Are they plastic? Are they steel?


-- Smoke Signals(1998), Sherman Alexie, Starring Gary Farmer, also the star of Powwow Highway(1989), both productions of Native American enterprise.
posted by lazycomputerkids at 11:40 PM on November 22, 2017 [11 favorites]


So these are voices of guests whose ideas the hosts want to present to an audience of Native people, not the Official Opinion Of All Indians calling out white people for celebrating Thanksgiving.

I just want to emphasize this point. When I listen to this show, I feel like I'm eavesdropping on a conversation that isn't mine to participate in. I also always learn a lot.
posted by hippybear at 8:02 AM on November 23, 2017 [3 favorites]


NYT: Most Everything You Learned About Thanksgiving Is Wrong

Relavent bits:

* Harvest feasts predated the pilgrims

* The 1621 celebration is distinct from the 1637 Pequot massacre that ended the Pequot War. I’ve personally seen sources that conflate these incidents (looking at you, Howard Zinn)
posted by chrchr at 10:19 AM on November 23, 2017 [1 favorite]


As a Canadian, the American myth of the Indigenous people and Pilgrims and the idea that there can be an "ownership" of a "thanksgiving/harvest" celebration always struck me as weird.
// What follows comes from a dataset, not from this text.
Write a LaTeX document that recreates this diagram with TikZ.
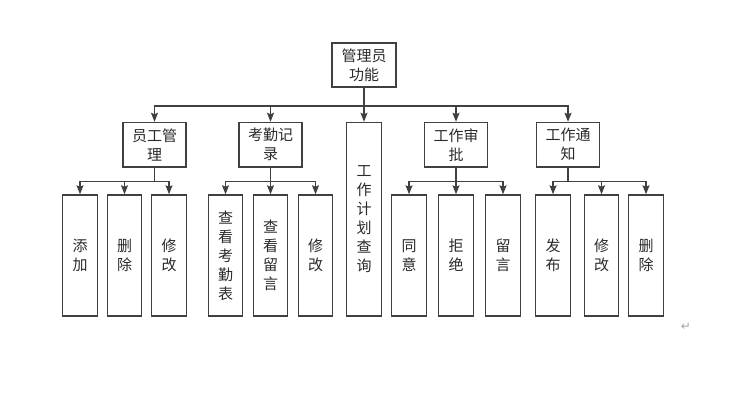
\documentclass[tikz,border=0pt]{standalone}
\usepackage{fontspec}
\newfontfamily\cjk{Noto Sans CJK SC}
\newfontfamily\dejavu{DejaVu Sans}
\usetikzlibrary{arrows.meta}
\definecolor{ln}{HTML}{404040}
\definecolor{tx}{HTML}{2a2a2a}
\tikzset{
  box/.style={draw=ln, line width=1.4pt, inner sep=0pt, align=center,
    text=tx, font=\cjk\fontsize{15}{19}\selectfont},
  midbox/.style={box, minimum width=63pt, minimum height=44.5pt},
  leafbox/.style={box, minimum width=34.5pt, minimum height=121pt},
  arr/.style={draw=ln, line width=1.4pt, -{Stealth[length=9pt,width=7pt,inset=1.5pt]}}
}
\begin{document}
\begin{tikzpicture}[x=1pt,y=-1pt]
\useasboundingbox (0,0) rectangle (733,403);
% root
\node[box, minimum width=64pt, minimum height=44pt] (root) at (364,65) {管理员\\功能};
% level 2
\node[midbox] (emp) at (154.5,144.75) {员工管\\理};
\node[midbox] (att) at (270.5,144.75) {考勤记\\录};
\node[box, minimum width=35pt, minimum height=193.5pt] (plan) at (364,219.25) {工\\作\\计\\划\\查\\询};
\node[midbox] (appr) at (456,144.75) {工作审\\批};
\node[midbox] (noti) at (568,144.75) {工作通\\知};
% leaves
\node[leafbox] (a1) at (80,255.5) {添\\加};
\node[leafbox] (a2) at (124.5,255.5) {删\\除};
\node[leafbox] (a3) at (169,255.5) {修\\改};
\node[leafbox] (b1) at (225.5,255.5) {查\\看\\考\\勤\\表};
\node[leafbox] (b2) at (270.5,255.5) {查\\看\\留\\言};
\node[leafbox] (b3) at (315.5,255.5) {修\\改};
\node[leafbox] (c1) at (409,255.5) {同\\意};
\node[leafbox] (c2) at (456,255.5) {拒\\绝};
\node[leafbox] (c3) at (503,255.5) {留\\言};
\node[leafbox] (d1) at (553,255.5) {发\\布};
\node[leafbox] (d2) at (601.5,255.5) {修\\改};
\node[leafbox] (d3) at (646,255.5) {删\\除};
% connectors root
\foreach \c in {emp,att,appr,noti}
  \draw[arr] (root.south) -- ++(0,18.5) -| (\c.north);
\draw[arr] (root.south) -- (plan.north);
% connectors level 2
\foreach \p/\c in {emp/a1,emp/a2,emp/a3,att/b1,att/b2,att/b3,appr/c1,appr/c2,appr/c3,noti/d1,noti/d2,noti/d3}
  \draw[arr] (\p.south) -- ++(0,14) -| (\c.north);
% paragraph mark
\node[text=black!35, font=\dejavu\fontsize{12}{12}\selectfont, inner sep=0pt] (pm) at (686,327) {↵};
\end{tikzpicture}
\end{document}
But I guess that's the nature of myths about national identity, they don't always stand up to scrutiny and more often then not promote the advancement of one group over another. That's not to say we don't have a complicated history with our Thanksgiving celebrations which we can't seem to shake. It seems to me that idea of a celebration thankfulness and harvest is fine but the ties to settler myths and White supremacy deserve to be shelved.
posted by Ashwagandha at 12:50 PM on November 23, 2017 [4 favorites]


I'm looking forward to listening to this while I work tomorrow. Are there other good podcasts by Native Americans that I should be listening to?